Friday, April 14, 2017

GOOD FRIDAY - LITURGY OF THE PASSION OF OUR LORD


Good Friday is the day on which the Catholic Church re-lives the Passion, Death and Burial of Jesus Christ in her sacred liturgies.

It is a fast day and the only day of the year on which there are no Masses, meaning that the Eucharist is not consecrated anywhere in the world. Our communion liturgies make use of a surplus of the Blessed Sacrament that was consecrated on the day before and that is not kept within the walls of the Church for the entirety of Good Friday. The only Sacraments allowed on this day are Baptism (for those in danger of death), Penance and Anointing of the Sick.

Holy images in the Church are covered and there are a number of liturgies that commemorate the different aspects of this fast.

The Tre Ore ( or "Three Hours") is a three hour liturgical devotion that meditates on the Passion of Christ.

The Stations of the Cross is an ancient Traditional liturgical meditation in which we meditate on 14 moments during Christ's Passion. It usually utilizes permanent images inside our churches depicting the 14 stations.


Finally there is the Liturgy of the Passion of Our Lord, preferably celebrated at the Holy Hour, that is, 3:00pm, but a later hour can be used. The liturgy resembles that of a Mass, but without the consecration of the Eucharist, and includes the Veneration of the Cross. During this part of the Liturgy, a crucifix is solemnly unveiled and the congregation venerates it individually, often by kissing the feet of the image of Jesus. Afterward there is a communion liturgy in which the Eucharist that was consecrated at the Mass of the Lord's Supper, the evening prior, is distributed. Both the entrance and closing processions of this liturgy are silent.

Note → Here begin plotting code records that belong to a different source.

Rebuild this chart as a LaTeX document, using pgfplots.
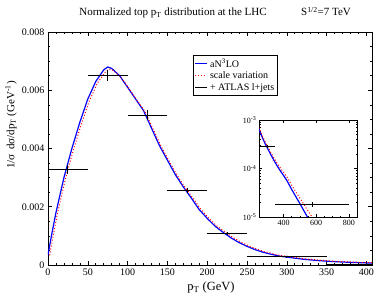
\documentclass[border=0pt]{standalone}
\usepackage{fontspec}
\setmainfont{Liberation Serif}
\usepackage{pgfplots}
\pgfplotsset{compat=1.18}
\pgfplotstableread{
x y
0 0.00035
5 0.0011
10 0.0018
15 0.0024
20 0.0030
25 0.0035
30 0.0040
40 0.0049
50 0.0057
60 0.0063
70 0.0067
75 0.0068
80 0.00675
90 0.0065
100 0.0061
110 0.0057
120 0.0053
130 0.0047
140 0.0041
150 0.0036
160 0.0031
170 0.00268
180 0.0023
190 0.0019
200 0.0016
210 0.00133
220 0.00112
230 0.00093
240 0.00077
250 0.00064
260 0.00053
270 0.00044
280 0.00037
290 0.00031
300 0.00027
320 0.00020
340 0.00015
360 0.000115
380 0.00009
400 0.000072
420 0.000057
450 0.000037
500 0.000019
550 0.0000095
580 0.0000065
}\blue
\pgfplotstableread{
x y
2 0.00033
7 0.00108
12 0.00178
17 0.00238
22 0.00297
27 0.00347
32 0.00396
42 0.00485
52 0.00564
62 0.00624
72 0.00663
77 0.00673
82 0.00668
92 0.00644
102 0.00605
112 0.00565
122 0.00526
132 0.00467
142 0.00408
152 0.00358
162 0.00309
172 0.00267
182 0.00230
192 0.00191
202 0.00161
212 0.00134
222 0.00114
232 0.00095
242 0.00079
252 0.00066
262 0.00055
272 0.00046
282 0.00039
292 0.00033
302 0.00029
322 0.000215
342 0.000163
362 0.000127
382 0.000101
402 0.000082
422 0.000066
452 0.000044
502 0.000024
552 0.000013
602 0.0000074
}\red
\pgfplotstableread{
x y ex ey
25 0.00328 25 0.00017
75 0.00652 25 0.00019
125 0.00514 25 0.00017
175 0.00256 25 0.00010
225 0.00108 25 0.00005
300 0.00029 50 0.00002
575 0.000018 225 0.000002
}\atlas
\begin{document}
\begin{tikzpicture}
\useasboundingbox (-48pt,-31pt) rectangle (326pt,265pt);
\begin{axis}[at={(0pt,0pt)}, anchor=south west, scale only axis,
  width=324pt, height=233pt,
  xmin=0, xmax=407, ymin=0, ymax=0.008,
  xtick={0,50,...,400}, minor x tick num=4,
  ytick={0,0.002,0.004,0.006,0.008},
  yticklabels={0,0.002,0.004,0.006,0.008},
  scaled y ticks=false,
  minor y tick num=3,
  /pgf/number format/assume math mode=true,
  tick label style={font=\fontsize{10}{12}\selectfont},
  major tick length=4pt, minor tick length=2pt,
  every tick/.style={black, line width=0.6pt},
  axis line style={line width=0.8pt},
  legend style={at={(0.4475,0.901)}, anchor=north west, draw=black, line width=0.8pt,
    font=\fontsize{10}{11}\selectfont, inner sep=1.5pt, row sep=-1pt},
  legend cell align=left,
  legend image code/.code={\draw[#1] (0pt,0pt) -- (12pt,0pt);},
]
\addplot[blue, line width=1.2pt] table[x=x,y=y] {\blue};
\addlegendentry{aN\textsuperscript{3}LO}
\addplot[red, dotted, line width=1pt] table[x=x,y=y] {\red};
\addlegendentry{scale variation}
\addplot[draw=none, mark=none, forget plot,
  error bars/.cd, x dir=both, x explicit, y dir=both, y explicit,
  error mark=none, error bar style={draw=black, solid, line width=1pt}]
  table[x=x, y=y, x error=ex, y error=ey] {\atlas};
\addlegendimage{draw=none}
\addlegendentry{+ ATLAS l+jets}
\end{axis}
\begin{axis}[at={(211pt,48pt)}, anchor=south west, scale only axis,
  width=98pt, height=97pt, ymode=log,
  xmin=250, xmax=850, ymin=1e-5, ymax=1e-3,
  xtick={400,600,800}, minor x tick num=3,
  ytick={1e-5,1e-4,1e-3},
  yticklabels={10\textsuperscript{-5},10\textsuperscript{-4},10\textsuperscript{-3}},
  /pgf/number format/assume math mode=true,
  tick label style={font=\fontsize{8}{9}\selectfont},
  major tick length=3pt, minor tick length=1.5pt,
  every tick/.style={black, line width=0.5pt},
  axis line style={line width=0.8pt},
  axis background/.style={fill=white},
  yticklabel style={xshift=1pt},
]
\addplot[blue, line width=1.2pt] table[x=x,y=y] {\blue};
\addplot[red, dotted, line width=1pt] table[x=x,y=y] {\red};
\addplot[draw=none, mark=none,
  error bars/.cd, x dir=both, x explicit, y dir=both, y explicit,
  error mark=none, error bar style={draw=black, solid, line width=1pt}]
  table[x=x, y=y, x error=ex, y error=ey] {\atlas};
\end{axis}
\node[anchor=base, font=\fontsize{11}{13}\selectfont] at (125pt,249pt) {Normalized top p\textsubscript{T} distribution at the LHC};
\node[anchor=base, font=\fontsize{11}{13}\selectfont] at (278pt,249pt) {S\textsuperscript{1/2}=7 TeV};
\node[anchor=base, font=\fontsize{12.5}{14}\selectfont] at (163pt,-26pt) {p\textsubscript{T} (GeV)};
\node[rotate=90, font=\fontsize{11}{13}\selectfont] at (-37pt,140pt) {1/σ \,dσ/dp\textsubscript{T} (GeV\textsuperscript{-1})};
\end{tikzpicture}
\end{document}
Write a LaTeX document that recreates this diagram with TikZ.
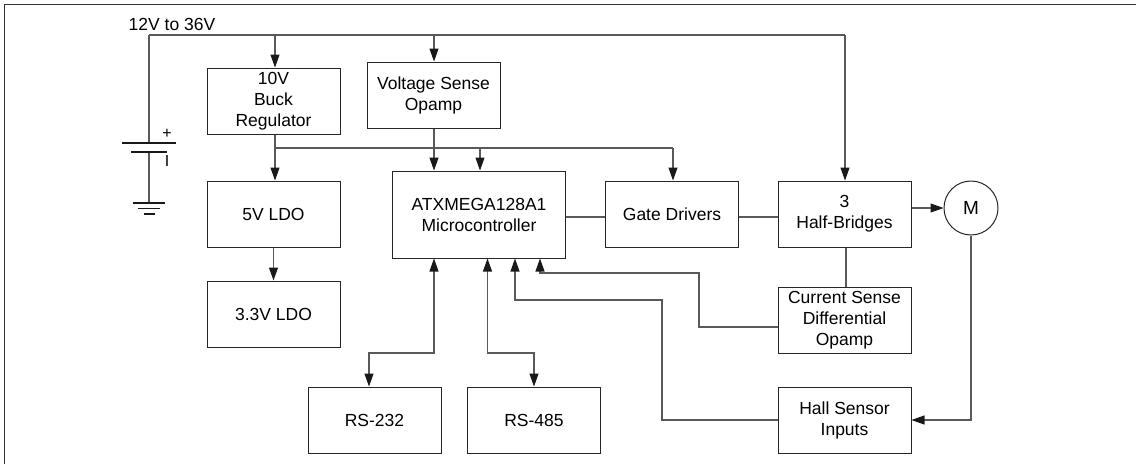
\documentclass[tikz,border=0pt]{standalone}
\usepackage{fontspec}
\setmainfont{Liberation Sans}
\usetikzlibrary{arrows.meta}
\begin{document}
\begin{tikzpicture}[x=1pt,y=-1pt,
  blk/.style={draw=black!85, line width=1pt, minimum width=133pt, minimum height=66pt, align=center, inner sep=0pt, font=\fontsize{17.5}{21}\selectfont},
  wire/.style={draw=black!65, line width=1.1pt},
  tip/.tip={Triangle[length=13pt,width=9pt,color=black!90]},
  arr/.style={wire, -tip},
  darr/.style={wire, tip-tip},
  lbl/.style={inner sep=0pt, font=\fontsize{17.5}{21}\selectfont},
  pol/.style={inner sep=0pt, font=\fontsize{16}{16}\selectfont},
  plate/.style={draw=black!90, line width=1.3pt},
]
\useasboundingbox (0,0) rectangle (1136,464);
% frame
\draw[black!80, line width=1.6pt] (4.5,464) -- (4.5,4.5) -- (1136,4.5);

% blocks
\node[blk] (buck) at (273.5,101) {10V\\Buck\\Regulator};
\node[blk] (vs) at (433.5,95) {Voltage Sense\\Opamp};
\node[blk] (ldo5) at (273.5,214) {5V LDO};
\node[blk] (ldo33) at (273.5,314) {3.3V LDO};
\node[blk, minimum width=173pt, minimum height=87pt] (atx) at (479,214.5) {ATXMEGA128A1\\Microcontroller};
\node[blk] (gd) at (672,214) {Gate Drivers};
\node[blk] (hb) at (844.5,214) {3\\Half-Bridges};
\node[draw=black!85, line width=1pt, circle, minimum size=54pt, inner sep=0pt, font=\fontsize{19}{19}\selectfont] (m) at (971,208) {M};
\node[blk] (cs) at (844.5,320) {Current Sense\\Differential\\Opamp};
\node[blk] (hall) at (844.5,420) {Hall Sensor\\Inputs};
\node[blk] (rs232) at (374.5,420) {RS-232};
\node[blk] (rs485) at (534,420) {RS-485};

% supply label
\node[lbl] (vin) at (172,24) {12V to 36V};

% battery and ground
\coordinate (bt) at (149,35);
\coordinate (bp) at (149,143);
\coordinate (bn) at (149,152);
\coordinate (gnd) at (149,203);
\draw[wire] (bt) -- (bp);
\draw[wire] (bn) -- (gnd);
\draw[plate] (122,143) -- (176,143);
\draw[plate] (131,152) -- (167,152);
\node[pol] (plus) at (167,134) {+};
\node[pol] (minus) at (167,161) {I};
\draw[plate] (133,203) -- (165,203);
\draw[plate] (138,208.5) -- (160,208.5);
\draw[plate] (143.5,214) -- (154.5,214);

% supply rail
\coordinate (r1) at (275,35);
\coordinate (r2) at (434,35);
\coordinate (r3) at (845,35);
\draw[wire] (bt) -- (r3);
\draw[arr] (r1) -- (r1 |- buck.north);
\draw[arr] (r2) -- (r2 |- vs.north);
\draw[arr] (r3) -- (r3 |- hb.north);

% 10V bus
\coordinate (b0) at (275,148);
\coordinate (b1) at (480,148);
\coordinate (b2) at (673,148);
\draw[arr] (buck.south -| b0) -- (b0 |- ldo5.north);
\draw[wire] (b0) -- (b2);
\draw[arr] (b1) -- (b1 |- atx.north);
\draw[arr] (b2) -- (b2 |- gd.north);
\draw[arr] (vs.south -| r2) -- (r2 |- atx.north);

\draw[arr] (ldo5.south) -- (ldo33.north);

% control path
\coordinate (c0) at (0,217);
\draw[wire] (atx.east |- c0) -- (gd.west |- c0);
\draw[wire] (gd.east |- c0) -- (hb.west |- c0);
\draw[arr] (hb.east |- m) -- (m.west);
\draw[wire] (hb.south -| 846,0) -- (cs.north -| 846,0);

% motor to hall
\coordinate (mh) at (971,420);
\draw[arr] (m.south) -- (mh) -- (hall.east |- mh);

% current sense feedback
\coordinate (cs1) at (699,327);
\coordinate (cs2) at (699,273);
\coordinate (cs3) at (540,273);
\draw[arr] (cs.west |- cs1) -- (cs1) -- (cs2) -- (cs3) -- (cs3 |- atx.south);

% hall feedback
\coordinate (h1) at (662,420);
\coordinate (h2) at (662,300);
\coordinate (h3) at (515,300);
\draw[arr] (hall.west |- h1) -- (h1) -- (h2) -- (h3) -- (h3 |- atx.south);

% serial links
\coordinate (s1) at (434,353);
\coordinate (s2) at (369,353);
\draw[darr] (s1 |- atx.south) -- (s1) -- (s2) -- (s2 |- rs232.north);
\coordinate (t1) at (487.5,353);
\coordinate (t2) at (534,353);
\draw[darr] (t1 |- atx.south) -- (t1) -- (t2) -- (t2 |- rs485.north);
\end{tikzpicture}
\end{document}
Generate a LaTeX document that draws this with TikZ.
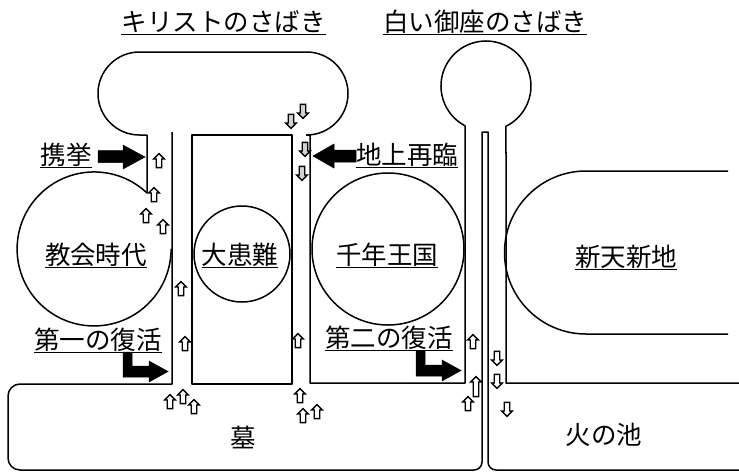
\documentclass[tikz,border=0pt]{standalone}
\usepackage{fontspec}
\setmainfont{Noto Sans CJK JP}
\usetikzlibrary{shapes.arrows}
\tikzset{
  outline/.style={line width=1.5pt, line join=round},
  lbl/.style={inner sep=0pt, anchor=base, font=\fontsize{25.5}{26}\selectfont},
  uline/.style={line width=1.1pt},
  sarrow/.style={single arrow, draw=black, line width=1.3pt, minimum height=14pt,
    inner sep=2.1pt, single arrow head extend=2.6pt, single arrow head indent=0pt},
  uparr/.style={sarrow, fill=white, rotate=90},
  tallup/.style={uparr, minimum height=20pt},
  dnarr/.style={sarrow, fill=gray!35, rotate=-90},
  dnarrw/.style={sarrow, fill=white, rotate=-90},
  bigarrow/.style={fill=black, draw=black, line width=0.5pt, line join=miter},
}
\begin{document}
\begin{tikzpicture}[x=1pt,y=1pt]
\useasboundingbox (0,0) rectangle (739,-472);
\fill[white] (0,0) rectangle (739,-472);

% main outline: judgment (Christ) + millennium walls + white throne + new heaven wall
\draw[outline] (147,-193) -- (147,-135) -- (139.5,-135)
  arc[start angle=270, end angle=90, radius=41.5] -- (306.5,-52)
  arc[start angle=90, end angle=-90, radius=41.5] -- (310,-135) -- (310,-383)
  -- (465,-383) -- (465,-125.8)
  arc[start angle=242.2, end angle=-63.6, radius=45] -- (506,-383) -- (739,-383);

% church age circle (open near the neck)
\draw[outline] (147,-193) arc[start angle=46.6, end angle=360, radius=77];

% tomb + thin channel + lake of fire
\draw[outline] (172,-132) -- (172,-384) -- (20,-384)
  arc[start angle=90, end angle=180, radius=12] -- (8,-458)
  arc[start angle=180, end angle=270, radius=12] -- (474,-470)
  arc[start angle=270, end angle=360, radius=8] -- (482,-132) -- (488,-132) -- (488,-462)
  arc[start angle=180, end angle=270, radius=8] -- (739,-470);

% great tribulation
\draw[outline] (192,-135) rectangle (292,-384);
\draw[outline] (242,-254) circle[radius=48];

% millennium circle
\draw[outline] (388,-249) circle[radius=76];

% new heaven and new earth
\draw[outline] (728,-171) -- (586,-171) arc[start angle=90, end angle=270, radius=81.5] -- (728,-334);

% big black arrows
\draw[bigarrow] (98,-150.5) -- (123,-150.5) -- (123,-145) -- (145,-157) -- (123,-169) -- (123,-162.5) -- (98,-162.5) -- cycle;
\draw[bigarrow] (356,-150) -- (334,-150) -- (334,-144) -- (313,-156) -- (334,-168) -- (334,-162) -- (356,-162) -- cycle;
\draw[bigarrow] (123,-352) -- (132,-352) -- (132,-366) -- (149,-366) -- (149,-361) -- (168,-371.5) -- (149,-382) -- (149,-377) -- (123,-377) -- cycle;
\draw[bigarrow] (416,-351) -- (425,-351) -- (425,-365) -- (442,-365) -- (442,-360) -- (461,-370.5) -- (442,-381) -- (442,-376) -- (416,-376) -- cycle;

% small arrows up
\node[uparr] (a1) at (159,-162) {};
\node[uparr] (a2) at (154,-196) {};
\node[uparr] (a3) at (146,-217) {};
\node[uparr] (a4) at (163,-228) {};
\node[uparr] (a5) at (181,-290) {};
\node[uparr] (a6) at (185,-345) {};
\node[uparr] (a7) at (170,-403) {};
\node[uparr] (a8) at (183,-398) {};
\node[uparr] (a9) at (194,-408) {};
\node[uparr] (a10) at (298,-342) {};
\node[uparr] (a11) at (300,-397) {};
\node[uparr] (a12) at (303,-417) {};
\node[uparr] (a13) at (317,-413) {};
\node[uparr] (a14) at (473,-343) {};
\node[tallup] (a15) at (476,-388) {};
\node[uparr] (a16) at (468,-405) {};
% small arrows down
\node[dnarr] (d1) at (291,-120) {};
\node[dnarr] (d2) at (303,-110) {};
\node[dnarr] (d3) at (305,-148) {};
\node[dnarr] (d4) at (302,-172) {};
\node[dnarrw] (d5) at (497,-357) {};
\node[dnarrw] (d6) at (497,-380) {};
\node[dnarrw] (d7) at (507,-408) {};

% labels
\node[lbl] (t1) at (223.5,-31) {キリストのさばき};
\node[lbl] (t2) at (485,-31) {白い御座のさばき};
\node[lbl] (t3) at (66,-164) {携挙};
\node[lbl] (t4) at (407,-164) {地上再臨};
\node[lbl] (t5) at (96,-264) {教会時代};
\node[lbl] (t6) at (240,-264) {大患難};
\node[lbl] (t7) at (387,-264) {千年王国};
\node[lbl] (t8) at (626,-266) {新天新地};
\node[lbl] (t9) at (98,-349) {第一の復活};
\node[lbl] (t10) at (389,-347) {第二の復活};
\node[lbl] (t11) at (243,-447) {墓};
\node[lbl] (t12) at (604,-444) {火の池};

\foreach \n in {t1,t2,t3,t4,t5,t6,t7,t8,t9,t10}{
  \draw[uline] ([yshift=-3.5pt]\n.base west) -- ([yshift=-3.5pt]\n.base east);
}
\end{tikzpicture}
\end{document}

In these powerful liturgies, the Church has preserved a proper contemplation of the suffering and death of Jesus Christ, a suffering to which we are meant to unite our own suffering, so that our pain and our sorrows will have meaning and become part of the very action of God, who became one of us so as to elevate even the shedding of a tear to an experience shared with He in whom being itself finds its subsistence. A death to which we are meant to unite our own death, making the price of sin, paradoxically, worthy of eternal life.